You only have to look at his Glastonbury performances to measure the breadth of this rapid ascent; an evening billing on the Other Stage in 2017 became the headline slot on the Pyramid Stage the next time around in 2019. It’s a set that’s gone down in history. Not only did he take on the well fabled slot with one album under his belt, but he was also the first Grime artist to do it. “When Banksy put the vest on me / I felt like god was testing me”, he spits on the closing bars of ‘Audacity’ alluding to Banksy’s Union Jack smeared stab vest he adorned in Pilton Park that fateful night.

Weathered by the wild winds of success, ‘Heavy is the Head’ is a real-time, transparent document of an artist coming to terms with their stardom. There’s a grapple with his growing status (‘Crown’), there are lessons learnt (‘Do Better’ and, well, ‘Lessons’), there’s grounding (‘Rachael’s Little Brother’), throwaway fun (‘Pop Boy’) and of course some old fashioned bravado (‘Big Michael’).

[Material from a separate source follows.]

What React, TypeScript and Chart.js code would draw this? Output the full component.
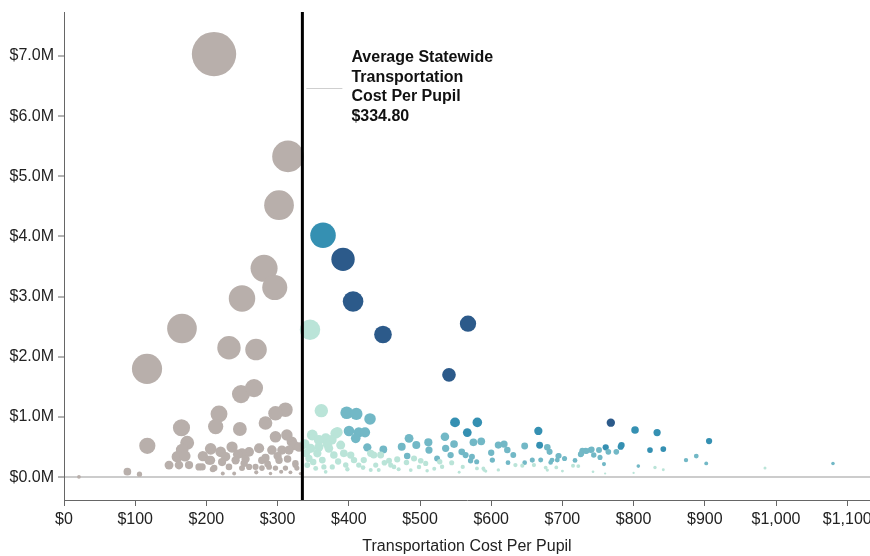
import { useEffect, useRef } from 'react';
import { Chart, registerables } from 'chart.js';

Chart.register(...registerables);

// ---- Data ----
// Average statewide transportation cost per pupil ($)
const AVERAGE_COST = 334.8;

// [cost per pupil ($), total transportation cost ($M)] — districts at/below the average
const belowAverageDistricts: [number, number][] = [
  [210.7, 7.03], [314.6, 5.33], [302, 4.52], [281, 3.47], [296, 3.15], [250, 2.97], [165.7, 2.47], [231.7, 2.15],
  [269.7, 2.12], [116.6, 1.8], [248.6, 1.38], [266.9, 1.48], [217.7, 1.05], [213, 0.84], [165, 0.82], [117, 0.52],
  [247, 0.8], [283, 0.9], [297, 1.06], [311, 1.12], [297, 0.67], [313, 0.7], [173, 0.57], [206, 0.47],
  [236, 0.5], [159, 0.34], [147.5, 0.2], [161.5, 0.2], [175.6, 0.2], [189.6, 0.17], [203.7, 0.28], [209, 0.13],
  [227, 0.34], [231.7, 0.17], [241, 0.28], [260, 0.42], [260, 0.17], [274, 0.48], [278, 0.28], [292, 0.45],
  [302, 0.28], [316, 0.45], [320, 0.59], [288, 0.17], [311, 0.15], [325, 0.2], [89, 0.09], [106, 0.05],
  [21, 0.005], [223, 0.06], [239, 0.06], [269, 0.17], [253, 0.23], [250, 0.4], [306, 0.45], [222, 0.25],
  [206, 0.28], [194, 0.17], [211, 0.15], [250, 0.15], [278, 0.15], [297, 0.15], [327, 0.15], [325, 0.23],
  [283, 0.32], [330, 0.5], [323, 0.53], [166, 0.45], [170, 0.35], [270, 0.08], [290, 0.06], [305, 0.09],
  [318, 0.08], [332, 0.06], [286, 0.22], [300, 0.35], [314, 0.3], [255, 0.3], [244, 0.38], [195, 0.35],
  [220, 0.42],
];

// [cost per pupil ($), total transportation cost ($M)] — districts above the average
const aboveAverageDistricts: [number, number][] = [
  [363.8, 4.02], [391.9, 3.62], [406, 2.92], [345.5, 2.45], [448, 2.37], [567.4, 2.55], [540.7, 1.7],
  [361.4, 1.105], [397, 1.07], [410.6, 1.05], [429.8, 0.967], [549.2, 0.91], [580.5, 0.91], [566.4, 0.74],
  [666.2, 0.767], [668, 0.53], [400.3, 0.767], [414, 0.745], [422.8, 0.745], [409.7, 0.645], [383.9, 0.745],
  [348.7, 0.7], [358, 0.617], [369.8, 0.55], [426, 0.495], [448.5, 0.46], [484.6, 0.645], [474.3, 0.505],
  [494.8, 0.533], [511.7, 0.578], [512.6, 0.45], [535, 0.672], [536, 0.478], [547.8, 0.55], [558.6, 0.42],
  [543, 0.367], [564, 0.367], [573, 0.34], [575, 0.578], [586, 0.595], [600, 0.405], [610, 0.533],
  [618, 0.55], [622.6, 0.45], [631, 0.367], [601.6, 0.283], [647, 0.517], [657.7, 0.283], [678.8, 0.495],
  [682, 0.42], [694, 0.35], [703, 0.31], [717.7, 0.278], [685.4, 0.283], [669.5, 0.283], [623.6, 0.24],
  [647, 0.24], [728, 0.44], [739.7, 0.45], [744, 0.367], [482, 0.35], [524, 0.31], [435, 0.367],
  [444.7, 0.367], [402.7, 0.367], [456.5, 0.272], [468, 0.295], [491.6, 0.31], [501, 0.272], [531, 0.172],
  [544.5, 0.24], [571, 0.272], [560, 0.17], [580, 0.145], [590, 0.117], [634, 0.2], [660, 0.2],
  [676.5, 0.16], [714.9, 0.19], [743, 0.09], [768, 0.905], [802, 0.783], [833, 0.74], [906, 0.6],
  [823, 0.45], [841.7, 0.467], [760.8, 0.495], [781.9, 0.505], [775.7, 0.42], [764.5, 0.42], [751.4, 0.45],
  [752.8, 0.328], [732.7, 0.44], [726.6, 0.39], [758.4, 0.217], [806.6, 0.183], [873.6, 0.283], [888, 0.35],
  [902, 0.228], [1080, 0.228], [830, 0.16], [841.7, 0.122], [984.5, 0.15], [381.6, 0.728], [346.5, 0.478],
  [367.6, 0.645], [372, 0.478], [388.6, 0.533], [393, 0.395], [379, 0.367], [355.8, 0.395], [344, 0.31],
  [362.8, 0.283], [407.3, 0.283], [421, 0.283], [430.8, 0.395], [395.7, 0.2], [414, 0.2], [437.8, 0.2],
  [458.8, 0.2], [353.5, 0.145], [365, 0.17], [376.8, 0.17], [341.7, 0.2], [442, 0.117], [430.8, 0.117],
  [367.5, 0.088], [463.5, 0.17], [481, 0.245], [508, 0.228], [498.6, 0.17], [527.7, 0.255], [579.6, 0.255],
  [589, 0.145], [592.3, 0.1], [643.7, 0.19], [487, 0.117], [510, 0.105], [683.5, 0.245], [692.8, 0.283],
  [695, 0.355], [725.6, 0.378], [733.6, 0.433], [741, 0.46], [783, 0.533], [678.8, 0.117], [691.4, 0.162],
  [722.3, 0.183], [338, 0.55], [340, 0.4], [350, 0.25], [358, 0.5], [376, 0.62], [385, 0.26],
  [398, 0.13], [420, 0.16], [450, 0.24], [470, 0.13], [520, 0.14], [555, 0.08], [610, 0.12],
  [700, 0.1], [760, 0.06], [800, 0.07],
];

const xTickValues = [0, 100, 200, 300, 400, 500, 600, 700, 800, 900, 1000, 1100];
const yTickValues = [0, 1, 2, 3, 4, 5, 6, 7];
const annotationLines = ['Average Statewide', 'Transportation', 'Cost Per Pupil', '$334.80'];
const xAxisTitle = 'Transportation Cost Per Pupil';

// ---- Styling ----
const FONT = "'Liberation Sans', Arial, Helvetica, sans-serif";
const GRAY = '#b8afab';
const MINT = '#bae4d8';
const TEAL = '#72b8c6';
const BLUE = '#3590b2';
const NAVY = '#2c5a8a';

// color tier: by the cost above the statewide average ($M)
function colorFor(cost: number, totalM: number): string {
  if (cost <= AVERAGE_COST) return GRAY;
  const excess = totalM * (1 - AVERAGE_COST / cost);
  if (excess < 0.105) return MINT;
  if (excess < 0.257) return TEAL;
  if (excess < 0.48) return BLUE;
  return NAVY;
}

// bubble area proportional to pupil count (total / cost-per-pupil)
function radiusFor(cost: number, totalM: number): number {
  const pupils = (totalM * 1e6) / cost;
  return Math.max(1.1, 0.1215 * Math.sqrt(pupils));
}

const annotationPlugin = {
  id: 'avgLine',
  afterDatasetsDraw(chart: any) {
    const { ctx, chartArea, scales } = chart;
    const px = scales.x.getPixelForValue(AVERAGE_COST);
    ctx.save();
    ctx.strokeStyle = '#000';
    ctx.lineWidth = 3;
    ctx.beginPath();
    ctx.moveTo(px, chartArea.top);
    ctx.lineTo(px, chartArea.bottom);
    ctx.stroke();

    ctx.strokeStyle = '#cfcfcf';
    ctx.lineWidth = 1;
    ctx.beginPath();
    ctx.moveTo(px + 4, chartArea.top + 76.5);
    ctx.lineTo(px + 40, chartArea.top + 76.5);
    ctx.stroke();

    ctx.fillStyle = '#111';
    ctx.font = `bold 16px ${FONT}`;
    ctx.textAlign = 'left';
    ctx.textBaseline = 'middle';
    annotationLines.forEach((line, i) => {
      ctx.fillText(line, px + 49, chartArea.top + 46 + i * 19.5);
    });
    ctx.restore();
  },
};

export default function App() {
  const canvasRef = useRef<HTMLCanvasElement | null>(null);

  useEffect(() => {
    if (!canvasRef.current) return;
    const all = [...belowAverageDistricts, ...aboveAverageDistricts]
      .map(([x, y]) => ({ x, y, r: radiusFor(x, y), c: colorFor(x, y) }))
      .sort((a, b) => b.r - a.r);

    const chart = new Chart(canvasRef.current, {
      type: 'bubble',
      data: {
        datasets: [
          {
            data: all.map((p) => ({ x: p.x, y: p.y, r: p.r })),
            backgroundColor: all.map((p) => p.c),
            borderWidth: 0,
            hoverRadius: 0,
            hoverBorderWidth: 0,
          } as any,
        ],
      },
      options: {
        animation: false,
        responsive: true,
        maintainAspectRatio: false,
        layout: { autoPadding: false, padding: { top: 12, left: 0, right: 0, bottom: 0 } },
        plugins: {
          legend: { display: false },
          tooltip: { enabled: false },
        },
        events: [],
        scales: {
          x: {
            type: 'linear',
            min: 0,
            max: 1132,
            afterBuildTicks: (s: any) => {
              s.ticks = xTickValues.map((v) => ({ value: v }));
            },
            afterFit: (s: any) => {
              s.height = 56;
              s.paddingLeft = 0;
              s.paddingRight = 0;
            },
            ticks: {
              callback: (v: any) => '$' + Number(v).toLocaleString('en-US'),
              color: '#222',
              font: { size: 16, family: FONT },
              padding: 4,
              maxRotation: 0,
              autoSkip: false,
            },
            grid: {
              drawOnChartArea: false,
              drawTicks: true,
              tickLength: 6,
              tickColor: '#666',
              tickWidth: 1,
            },
            border: { color: '#666', width: 1 },
            title: {
              display: true,
              text: xAxisTitle,
              color: '#222',
              font: { size: 16, family: FONT },
              padding: 0,
            },
          },
          y: {
            type: 'linear',
            min: -0.38,
            max: 7.73,
            afterBuildTicks: (s: any) => {
              s.ticks = yTickValues.map((v) => ({ value: v }));
            },
            afterFit: (s: any) => {
              s.width = 64;
              s.paddingTop = 0;
              s.paddingBottom = 0;
            },
            ticks: {
              callback: (v: any) => `$${Number(v).toFixed(1)}M`,
              color: '#222',
              font: { size: 16, family: FONT },
              padding: 4,
              autoSkip: false,
            },
            grid: {
              drawOnChartArea: true,
              color: (ctx: any) => (ctx.tick && ctx.tick.value === 0 ? '#cccccc' : 'rgba(0,0,0,0)'),
              lineWidth: (ctx: any) => (ctx.tick && ctx.tick.value === 0 ? 2 : 0),
              drawTicks: true,
              tickLength: 6,
              tickColor: '#666',
              tickWidth: 1,
            },
            border: { color: '#666', width: 1 },
          },
        },
      },
      plugins: [annotationPlugin],
    });

    return () => chart.destroy();
  }, []);

  return (
    <div style={{ position: 'fixed', left: 0, top: 0, width: 870, height: 556, background: '#fff' }}>
      <canvas ref={canvasRef} />
    </div>
  );
}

Already innately gifted with a knack for bars - ‘Crown’s “the irony of trapping on a Boris bike” being case and point - ‘HITH’ also finds Stormzy mining beautiful melodies channeled through the smooth croon he’s developed over the years. He taps into this on ‘Don’t Forget To Breathe’, a beautiful duet with Yebba set to icy keys. It’s on ‘Crown’ where both sides of his rap and melodic talents masterfully collide - its abstract structure accommodates choirs, trap beats and strings which pull together to lift the track to a beautiful, satisfying climax.

‘HITH’ is Stormzy’s torch through the amassing hype that’s stalked his career up until this point - it’s smart, witty, fun, hard-hitting, versatile, melodic - proof that the curse of the ‘difficult’ second album is maybe just a myth after all.